Each of these researchers studies a different developmental line or intelligence, and employs very specific language for that unique exploration, and their findings uncover anywhere from six to twelve or so levels through which an individual might grow. Don Beck and Chris Cowan assigned colors to designate the levels of values that Graves' research first discovered: Beige, Purple, Red, Blue, Orange, Green, Yellow and Turquoise, the meaning of each not relevant for this discussion (interested readers can refer to the links in the October 9 post on this blog to find out more).

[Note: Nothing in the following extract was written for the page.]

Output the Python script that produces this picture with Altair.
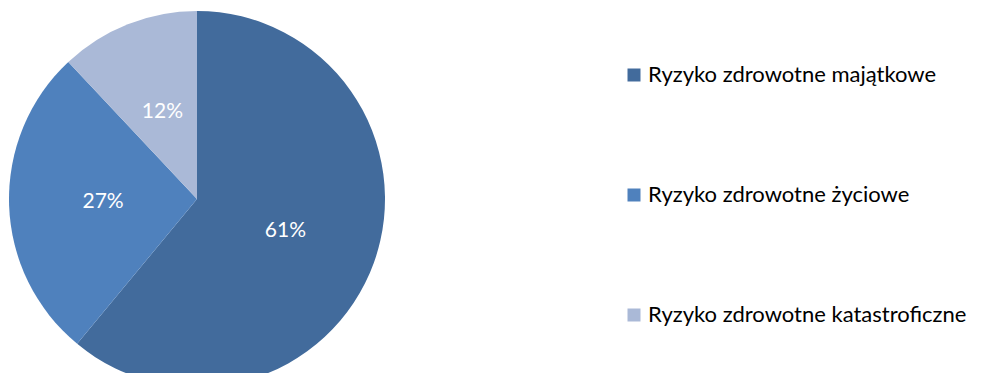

What we find in our "cutting edge" world is that each of these levels or stages of growth has its own cutting edge--essentially, that final series of steps that will give us a taste of the next stage: Purple's cutting edge is a glimpse or taste of Red, Red's is a hint of Blue, and Green's an insight into Yellow. To further complicate matters, each developmental line or intelligence carries its own content, so despite being "hosted" by the same structure of consciousness, the cutting edge of an ego-centric values system is not identical to the cutting edge of an ego-centric self-identity.

All of us, this writer included, recognize a personal cutting edge when we gain insight into something that is new and capable of pushing us to the next stage of our growth, transcending and including the previous stages--even if a million other people on the planet have resided in or even grown past that stage already.

So, beware. When you're presented with a "cutting edge" solution, innovation, gift, tool--anything at all--be sure to explore for whom and of what it is truly an edge.